Is Julian Assange an 'Electronic Libertarian'?

Journalist Robert Mann recently discussed Julian Assange in an interview with ABC News Radio International.

In the interview, Mann calls Assange an 'Electronic Libertarian', meaning that Assange is against government methods of electronic control and monitoring. Assange, says Mann, fears control by the state via the internet and Assange specifically formed WikiLeaks as a way to cripple authoritarian states. At the same time, Assange is not a free market advocate, but appears to hold some type of welfare state as an ideal model.

I think Mann is pretty accurate when it comes to understanding Assange. Assange seems to have a very sophisticated understanding of how the internet works best in a very laissez faire environment, yet, for some reason, it also appears that he has a very pedestrian view of how the economy works.

The full interview with Mann is here and well worth a listen to.


  1. While I don't care enough about Assange personally to follow his interviews, I do remember him saying that he supported free markets and was influenced by libertarianism. Of course, that leaves a lot of wiggle room since both terms are used in a variety of ways.

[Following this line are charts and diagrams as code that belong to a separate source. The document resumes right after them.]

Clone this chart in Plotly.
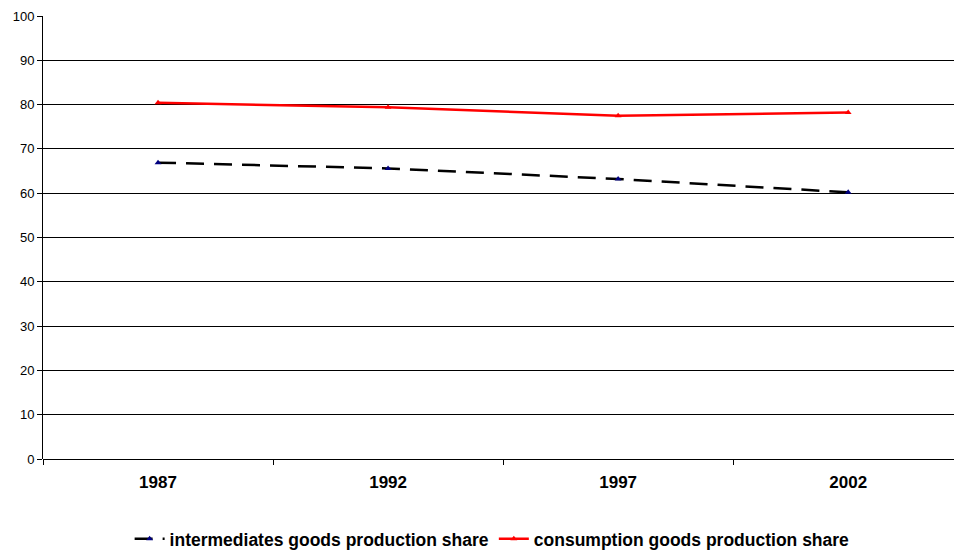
import plotly.graph_objects as go

years = ["1987", "1992", "1997", "2002"]
intermediates = [66.9, 65.6, 63.2, 60.2]
consumption = [80.4, 79.4, 77.5, 78.2]
y_ticks = [0, 10, 20, 30, 40, 50, 60, 70, 80, 90, 100]

FONT = "Liberation Sans, Arial, sans-serif"

fig = go.Figure()
fig.add_trace(go.Scatter(
    x=years, y=intermediates, mode="lines+markers",
    name="intermediates goods production share",
    line=dict(color="black", width=2.5, dash="18px,10px"),
    marker=dict(symbol="triangle-up", size=6, color="#000080"),
))
fig.add_trace(go.Scatter(
    x=years, y=consumption, mode="lines+markers",
    name="consumption goods production share",
    line=dict(color="#ff0000", width=2.5),
    marker=dict(symbol="triangle-up", size=6, color="#ff0000"),
))

fig.update_layout(
    width=954, height=551,
    margin=dict(l=43, r=0, t=16, b=92, autoexpand=False),
    plot_bgcolor="white", paper_bgcolor="white",
    font=dict(family=FONT, color="black", size=13),
    showlegend=True,
    legend=dict(orientation="h", x=0.493, xanchor="center",
                yref="container", y=0.022, yanchor="middle",
                font=dict(size=17.5, family=FONT, weight="bold"),
                itemwidth=30, tracegroupgap=0),
)
fig.update_xaxes(
    type="category", range=[-0.5, 3.46], automargin=False,
    tickson="boundaries", ticks="outside", ticklen=5, tickcolor="black",
    showgrid=False, showline=False, zeroline=False,
    tickfont=dict(size=17, family=FONT, weight="bold"),
    ticklabelstandoff=11,
)
fig.update_yaxes(
    range=[0, 100], tickvals=y_ticks, automargin=False,
    ticks="outside", ticklen=5, tickcolor="black",
    showgrid=True, gridcolor="black", gridwidth=1,
    showline=True, linecolor="black", linewidth=1,
    zeroline=True, zerolinecolor="black", zerolinewidth=1,
    tickfont=dict(size=13),
)
fig.write_html("out.html", config={"displayModeBar": False},
               post_script="document.body.style.margin='0';document.body.style.overflow='hidden';")
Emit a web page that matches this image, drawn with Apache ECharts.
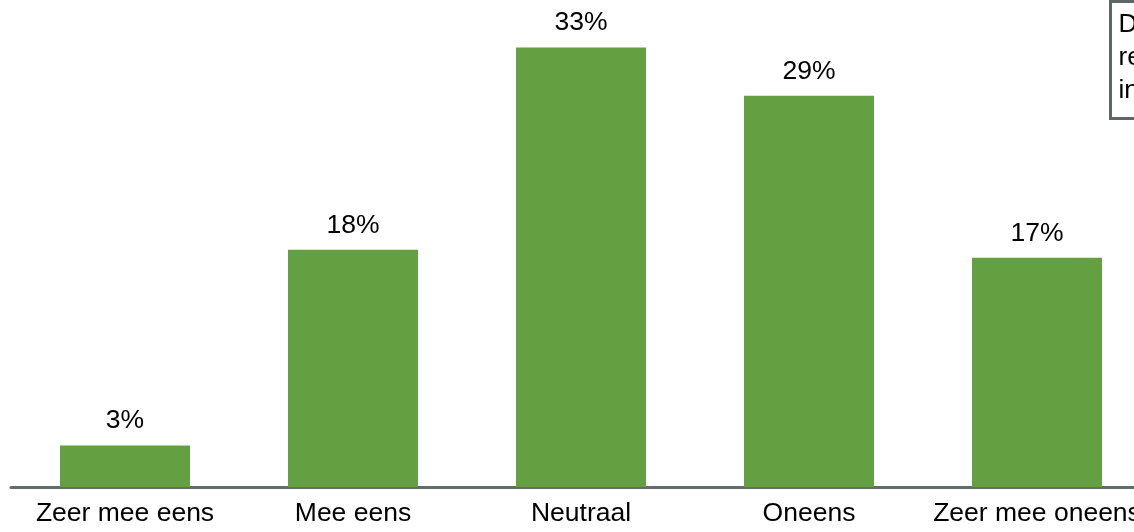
<!DOCTYPE html>
<html>
<head>
<meta charset="utf-8">
<script src="https://cdn.jsdelivr.net/npm/echarts@6/dist/echarts.min.js"></script>
<style>
html,body{margin:0;padding:0;background:#fff;overflow:hidden;width:1134px;height:532px;}
#chart{width:1151px;height:532px;}
</style>
</head>
<body>
<div id="chart"></div>
<script>
const categories = ['Zeer mee eens', 'Mee eens', 'Neutraal', 'Oneens', 'Zeer mee oneens'];
const values = [3.1, 17.7, 32.8, 29.2, 17.1];
const boxLines = ['Deze resultaten', 'respondenten', 'in procenten'];

const chart = echarts.init(document.getElementById('chart'), null, {renderer: 'canvas'});
const font = '"Liberation Sans", Arial, sans-serif';
chart.setOption({
  animation: false,
  backgroundColor: '#ffffff',
  grid: {left: 11, right: 0, top: 18, bottom: 45, containLabel: false},
  xAxis: {
    type: 'category',
    data: categories,
    axisLine: {show: true, lineStyle: {color: '#646b6b', width: 3}},
    axisTick: {show: false},
    axisLabel: {color: '#000', fontSize: 26.5, fontFamily: font, margin: 13, interval: 0}
  },
  yAxis: {
    type: 'value', min: 0, max: 35,
    show: false,
    splitLine: {show: false}
  },
  series: [{
    type: 'bar',
    data: values,
    barWidth: 130,
    itemStyle: {color: '#63a042'},
    label: {
      show: true, position: 'top', distance: 11,
      color: '#000', fontSize: 26.5, fontFamily: font,
      formatter: p => Math.round(p.value) + '%'
    }
  }],
  graphic: [{
    type: 'group',
    left: 1109, top: 0,
    children: [
      {type: 'rect', shape: {x: 0, y: 0, width: 120, height: 117},
       style: {fill: '#ffffff', stroke: '#5f6666', lineWidth: 3}},
      {type: 'text', left: 8, top: 7,
       style: {text: boxLines.join('\n'), fill: '#000', font: '26px ' + font, lineHeight: 33}}
    ]
  }]
});
</script>
</body>
</html>
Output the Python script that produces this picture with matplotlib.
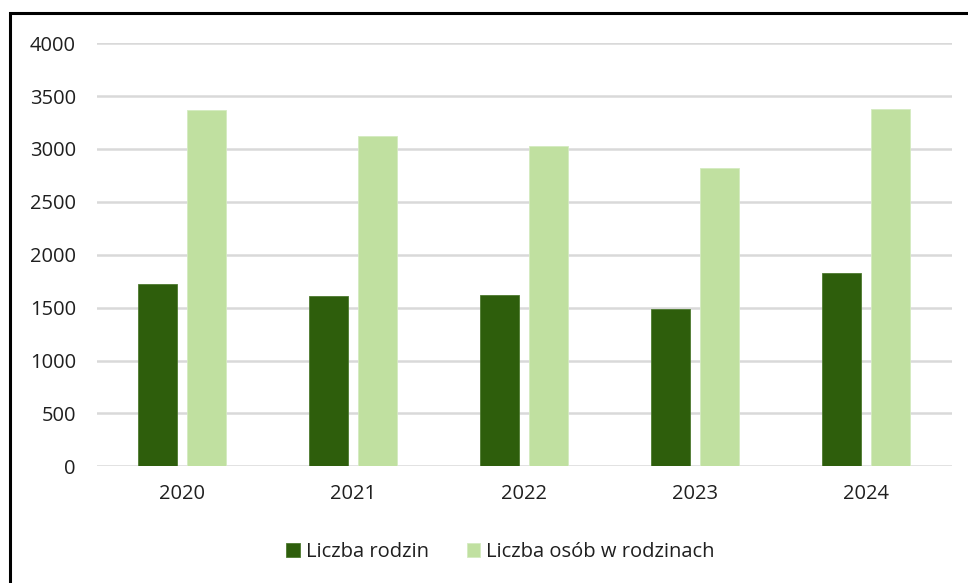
import matplotlib.pyplot as plt
from matplotlib.patches import Rectangle
import numpy as np

plt.rcParams['font.family'] = ['Open Sans', 'DejaVu Sans']

lata = ['2020', '2021', '2022', '2023', '2024']
rodziny = [1720, 1607, 1619, 1484, 1824]
osoby = [3365, 3122, 3025, 2817, 3374]

ciemny = '#2E5E0C'
jasny = '#C0E0A0'

fig = plt.figure(figsize=(9.68, 5.83), dpi=100)
ax = fig.add_axes([0.100, 0.200, 0.883, 0.726])

x = np.arange(len(lata))
szer = 0.228
ax.bar(x - 0.143, rodziny, szer, color=ciemny, edgecolor='#4E7A30', linewidth=0.6,
       label='Liczba rodzin', zorder=3)
ax.bar(x + 0.143, osoby, szer, color=jasny, edgecolor='#D4EBC0', linewidth=0.6,
       label='Liczba osób w rodzinach', zorder=3)

ax.set_xlim(-0.5, len(lata) - 0.5)
ax.set_ylim(0, 4000)
ax.set_yticks(range(0, 4001, 500))
ax.set_xticks(x)
ax.set_xticklabels(lata)
ax.yaxis.grid(True, color='#D9D9D9', linewidth=1.8, zorder=0)
ax.set_axisbelow(True)
for s in ax.spines.values():
    s.set_visible(False)
ax.tick_params(axis='both', length=0, labelsize=14.5, colors='#1F1F1F')
ax.tick_params(axis='y', pad=15)
ax.tick_params(axis='x', pad=13)

fig.legend(loc='center', bbox_to_anchor=(0.517, 0.053), ncol=2, frameon=False,
           fontsize=14.5, handlelength=0.65, handleheight=0.65, handletextpad=0.3,
           columnspacing=1.9, labelcolor='#1F1F1F')

# ramka wokół wykresu
fig.add_artist(Rectangle((0.010, -0.2), 1.5, 0.2 + 0.977, transform=fig.transFigure,
                         fill=False, edgecolor='black', linewidth=2.2))

fig.savefig('out.png', dpi=100)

Is it in the linked interview (haven't had time to listen) where Assange promotes a welfare state?

  2. I thought I read somewhere that was of his causes was global warming, er I mean climate change.

  3. Bob,

    Wikileaks came out of the cypherpunk list (civil and economic libertarians) and is connected to the TOR project.

    Beyond that, NO COMMENT

  4. At http://www.wikileaks.ch/About.html:

    "We derive these principles from the Universal Declaration of Human Rights."


    "...and we seek to uphold this and the other Articles of the Declaration."

    Now see http://www.un.org/en/documents/udhr/index.shtml. Articles 22 & 23 are telling. Of course, the whole declaration is statist to the core, so the rights it alleges concerning social security, courts, trials, etc. presume an obligation to submit to a government. Article 28 reminds the reader exactly what sort of statist order the UN is intended to bring about.

    So, no, Assange is not a libertarian. A libsoc, perhaps, but not a libertarian.

    On a related note: If the right to life is an INALIENABLE right (see Preamble and Art. 3), then there can be no such thing as the right to stop an aggressor who cannot be stopped but by killing it. To kill that aggressor would constitute an alienation of that aggressor's right to live.

    Of course, the UN's members, apparatchiks, and stringullers don't think that they are bound by their own suggestion that there's an inalienable right to life, as we are being reminded by the intervention in Libya. But maintaining that there is such a right is useful to anyone who asserts that the poor are entitled to a job, to a handout, etc., since without these they might die.